The practice of actually using the laws intended to promote transparency illustrates just how broken the process of legal disclosure can be.
Listen To This Story
|
Government transparency earned a rare victory this week. Arkansas’s Gov. Sarah Huckabee Sanders’s attempts to strongly restrict her state’s Freedom of Information law received strong pushback, and may even result in that state enshrining transparency in its constitution. But while public support for the right to know as a concept is always a good thing, the practice of actually using the laws as intended illustrates just how broken the process of legal disclosure can be.
By way of illustration, consider this brief account of an early foray of my own.
The year 2016 was one of milestones for me: I got married, I turned a decade older, and I filed a public records request for photos of former President George W. Bush with cake. “Birthday or otherwise,” as the request clarified.
It just so happens that 2016 was also a banner year for our nation’s Freedom of Information Act (FOIA), which was celebrating 50 years since a California congressman by the name of John E. Moss strong-armed the infamously strong-armed President Lyndon B. Johson into signing it into law. As the editor of the government transparency nonprofit MuckRock at the time, I decided the best way to commemorate the occasion would be to compile a collection of photos of presidents holding cakes, complete with a request for previously unreleased photos from various presidential libraries.
To be clear, at no point during this process did I feel like I was on the verge of as earth-shattering an archival discovery as, say, the “X envelope.” Mine was a deliberately silly request made with the intent of highlighting the deliberate silliness of executive secrecy. The White House is, after all, exempt from FOIA — would it please sir, decades after you’ve left office, might I have a crumb of disclosure? Even if it be something as banal as Jimmy Carter carting off his own birthday cake?
For the most part, the presidential libraries agreed and were happy to dig up photos of Richard Nixon frowning his way through a photo-op to satisfy my request… with one notable exception. The George W. Bush Library, which gave me an estimated completion date of 15 years from my initial request.
You might be wondering — reasonably — why it would take nearly twice as long as Bush was in office to produce something as low-stakes as a candid of Dubya devouring dessert. There are a few reasons, actually.

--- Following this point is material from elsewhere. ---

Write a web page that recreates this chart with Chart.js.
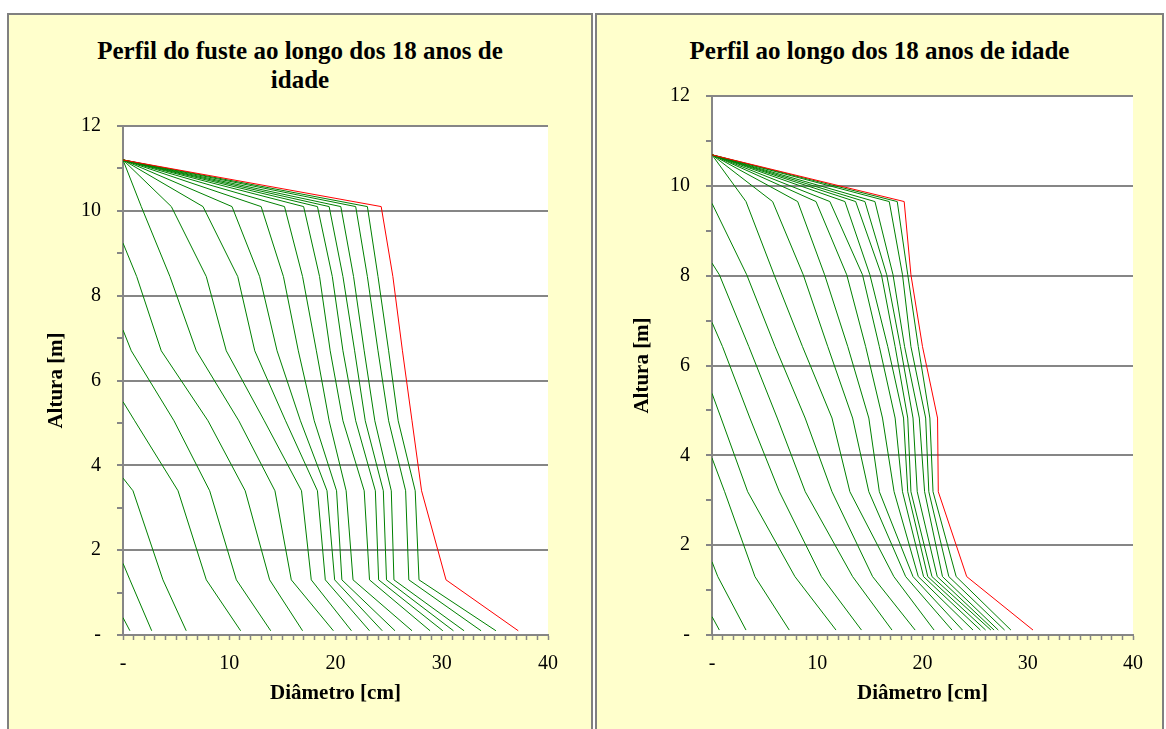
<!DOCTYPE html>
<html>
<head>
<meta charset="utf-8">
<script src="https://cdn.jsdelivr.net/npm/chart.js@4.4.1/dist/chart.umd.min.js"></script>
<style>
  html, body { margin: 0; padding: 0; background: #fff; width: 1166px; height: 729px; overflow: hidden; }
  .painel { position: absolute; box-sizing: border-box; border: 2px solid #808080; background: #FFFFCC; }
  .caixa { position: absolute; }
  .titulo { position: absolute; text-align: center; font: bold 25px 'Liberation Serif', 'Times New Roman', serif; line-height: 29px; color: #000; }
</style>
</head>
<body>
<div class="painel" style="left:7px; top:13px; width:586px; height:740px;"></div>
<div class="painel" style="left:595px; top:13px; width:569px; height:740px;"></div>
<div class="titulo" style="left:7px; top:36px; width:586px;">Perfil do fuste ao longo dos 18 anos de<br>idade</div>
<div class="titulo" style="left:595px; top:36px; width:569px;">Perfil ao longo dos 18 anos de idade</div>
<div class="caixa" style="left:0; top:0; width:593px; height:729px;"><canvas id="fuste"></canvas></div>
<div class="caixa" style="left:595px; top:0; width:571px; height:729px;"><canvas id="perfil"></canvas></div>
<script>
// alturas das secções (m) e altura total de cada idade; último = vermelho
const alturasFuste = [0.1, 1.3, 3.4, 5.05, 6.7, 8.45, 10.1];
const topoFuste = [0.41, 1.69, 3.7, 5.5, 7.19, 9.24, 11.2, 11.2, 11.2, 11.2, 11.2, 11.2, 11.2, 11.2, 11.2, 11.2, 11.2, 11.2, 11.2];
const diamFuste = [
  [0.65],
  [2.7, 0.65],
  [5.95, 3.76, 0.94],
  [11.07, 7.84, 5.18, 1.1],
  [13.9, 10.67, 8.16, 4.8, 0.78],
  [16.9, 13.8, 11.5, 8.0, 3.6, 1.29],
  [19.8, 15.84, 14.3, 10.9, 6.9, 4.42, 1.72],
  [21.5, 17.72, 16.8, 13.3, 9.72, 7.84, 4.55],
  [23.2, 19.04, 18.3, 15.3, 12.4, 10.8, 7.53],
  [24.4, 19.92, 19.2, 16.7, 14.5, 12.86, 10.26],
  [25.6, 20.6, 20.1, 18.0, 16.5, 15.1, 13.0],
  [27.2, 21.65, 21.0, 19.4, 18.2, 16.9, 15.2],
  [28.9, 23.2, 22.7, 20.7, 19.5, 18.5, 17.0],
  [30.1, 24.06, 23.75, 21.9, 20.7, 19.7, 18.3],
  [31.1, 24.8, 24.5, 22.8, 21.8, 20.7, 19.4],
  [32.1, 25.5, 25.25, 23.7, 22.7, 21.7, 20.5],
  [33.7, 26.9, 26.6, 25.0, 24.0, 23.0, 21.9],
  [35.1, 27.86, 27.5, 25.9, 25.0, 24.0, 23.0],
  [37.2, 30.4, 28.1, 27.2, 26.3, 25.4, 24.3]
];

const alturasPerfil = [0.11, 1.3, 3.19, 4.83, 6.42, 8.02, 9.65];
const topoPerfil = [0.41, 1.63, 3.94, 5.38, 6.96, 8.28, 9.61, 10.69, 10.69, 10.69, 10.69, 10.69, 10.69, 10.69, 10.69, 10.69, 10.69, 10.69, 10.69];
const diamPerfil = [
  [0.7],
  [3.23, 0.55],
  [7.34, 4.08, 1.2],
  [11.78, 7.88, 3.39, 0.86],
  [14.2, 10.4, 6.4, 3.6, 1.0],
  [17.1, 13.36, 8.86, 6.2, 3.5, 0.7],
  [19.3, 15.26, 11.4, 8.85, 6.0, 3.3],
  [21.1, 17.28, 13.1, 11.4, 8.6, 5.9, 3.23],
  [22.8, 18.4, 14.9, 13.36, 11.0, 8.67, 5.76],
  [23.8, 19.1, 15.9, 14.9, 12.9, 10.7, 8.14],
  [24.8, 19.6, 17.3, 16.2, 14.6, 12.8, 9.88],
  [25.5, 20.1, 18.1, 17.4, 15.9, 14.3, 11.2],
  [26.0, 20.5, 18.6, 18.2, 16.7, 15.0, 12.63],
  [26.5, 20.9, 18.9, 18.6, 17.4, 16.1, 13.65],
  [26.8, 21.4, 19.5, 19.1, 17.9, 16.6, 14.53],
  [27.2, 21.9, 20.2, 19.7, 18.3, 17.2, 15.48],
  [27.8, 22.5, 20.6, 20.3, 18.9, 18.1, 16.84],
  [28.4, 23.2, 21.0, 20.7, 19.6, 18.6, 17.6],
  [30.5, 24.2, 21.5, 21.43, 20.0, 18.9, 18.26]
];

const ticksX = { 0: '-', 10: '10', 20: '20', 30: '30', 40: '40' };
const ticksY = { 0: '-', 2: '2', 4: '4', 6: '6', 8: '8', 10: '10', 12: '12' };

const CINZA = '#868686';
const SERIF = "'Liberation Serif', 'Times New Roman', serif";

const fundoBranco = {
  id: 'fundoBranco',
  beforeDraw(chart) {
    const { ctx, chartArea: a } = chart;
    ctx.save();
    ctx.fillStyle = '#FFFFFF';
    ctx.fillRect(a.left, a.top, a.right - a.left, a.bottom - a.top);
    ctx.restore();
  }
};

function montarSeries(alturas, topo, diam) {
  return diam.map((linha, i) => {
    const pts = linha.map((d, k) => ({ x: d, y: alturas[k] }));
    pts.push({ x: 0, y: topo[i] });
    const ultimo = i === diam.length - 1;
    return {
      data: pts,
      showLine: true,
      borderColor: ultimo ? '#FF0000' : '#008000',
      borderWidth: 1,
      pointRadius: 0,
      tension: 0,
      order: ultimo ? 0 : 1
    };
  });
}

function desenhar(id, alturas, topo, diam, lay) {
  new Chart(document.getElementById(id), {
    type: 'scatter',
    data: { datasets: montarSeries(alturas, topo, diam) },
    plugins: [fundoBranco],
    options: {
      responsive: true,
      maintainAspectRatio: false,
      animation: false,
      layout: { padding: { left: 0, top: lay.top, right: lay.right, bottom: 0 } },
      plugins: { legend: { display: false }, tooltip: { enabled: false } },
      scales: {
        x: {
          type: 'linear', min: 0, max: 40,
          afterFit: (s) => { s.height = 94; },
          border: { display: true, color: CINZA, width: 2 },
          grid: { drawOnChartArea: false, drawTicks: true, tickLength: 5, tickColor: CINZA, tickWidth: 1.5 },
          ticks: {
            stepSize: 1, autoSkip: false, maxRotation: 0, padding: 12,
            color: '#000', font: { family: SERIF, size: 20 },
            callback: (v) => ticksX[v] !== undefined ? ticksX[v] : ''
          },
          title: {
            display: true, text: 'Diâmetro [cm]', color: '#000',
            font: { family: SERIF, size: 21, weight: 'bold' },
            padding: { top: 0, bottom: 23 }
          }
        },
        y: {
          type: 'linear', min: 0, max: 12,
          afterFit: (s) => { s.width = lay.yw; },
          border: { display: true, color: CINZA, width: 2 },
          grid: {
            drawOnChartArea: true, drawTicks: true, tickLength: 6, tickColor: CINZA, lineWidth: 2,
            color: (c) => (c.tick && c.tick.value % 2 === 0) ? CINZA : 'rgba(0,0,0,0)'
          },
          ticks: {
            stepSize: 1, autoSkip: false, padding: 16,
            color: '#000', font: { family: SERIF, size: 20 },
            callback: (v) => ticksY[v] !== undefined ? ticksY[v] : ''
          },
          title: {
            display: true, text: 'Altura [m]', color: '#000',
            font: { family: SERIF, size: 21, weight: 'bold' },
            padding: { top: lay.ty, bottom: 0 }
          }
        }
      }
    }
  });
}

desenhar('fuste', alturasFuste, topoFuste, diamFuste, { top: 126, right: 45, yw: 123, ty: 44 });
desenhar('perfil', alturasPerfil, topoPerfil, diamPerfil, { top: 96, right: 33, yw: 117, ty: 35 });
</script>
</body>
</html>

First and foremost, the presidential library system — and, by extension, the National Archives and Records Administration (NARA) that oversees it — are both woefully understaffed and underfunded. And why wouldn’t they be? As organizations like the National Security Archive have fought so hard to illustrate, so much of the damning history of American empire is buried in bankers boxes and manila folders in archives throughout the country, and what incentive does the government have to make it easier for researchers to expose them?
Second, the Presidential Records Act (PRA) codifies presidents as special people with special carve-outs from transparency. As mentioned above, the White House is exempt from FOIA, and records of an administration don’t become available to the public until five years after the president leaves office. So by the time I made my initial request in 2016, Bush’s records had been fair game for only a little over two years. Almost by design, this creates a huge backlog of requests that, when paired with the first point regarding funding and staffing, makes that decade-plus estimated completion time less surprising and more inevitable.
Finally, one extra bit of presidential privilege afforded by the PRA is literally the “privilege review.” In essence, this creates an additional step of notifying the president’s people that someone wants to snoop around in their files, affording them an extra opportunity to exempt material from release. So, after waiting years for the files to be opened, and then additional years waiting in line for your request to be processed, you could still find your quest for accountability denied by the very figure you’re attempting to hold accountable.
Mind you, all I wanted was cake.
With a process like this, it’s no wonder that people either withdraw their requests in frustration or, sadly, pass away before their turn is up. Cut forward to March of this year, and I got a notification that attrition had whittled down my wait time by half. A mere seven years (and several jobs) later, and my request was up. For completion’s sake more than anything, I indicated I was still interested, and seven months later…
I finally get to FOIA my cake and release it, too.
However, as much as I’d like it to be, that’s not the end of this story. According to the cover letter with the release, 24 photos were denied release under the (b)(7)(E) FOIA exemption, which covers “law enforcement techniques and procedures” whose exposure could “risk circumvention of the law.”
In the world of government secrecy, there’s a running joke that government officials could “easily classify a ham sandwich” if they felt like it. We now know for certain that the adage also applies to cake. But what type of cake, and how that cake would put our national security at risk, we’ll likely never know. I could appeal the exemption and drag on this process another seven years, but even that comes with the caveat that Bush himself would be informed personally that I am coming after his classified cakes.
Which leaves me, seven years and several hundred low-res .jpegs later, wondering about one simple question: If this is what navigating government secrecy is like when you’re hunting down something silly, how much worse is it when you’re tracking down something serious?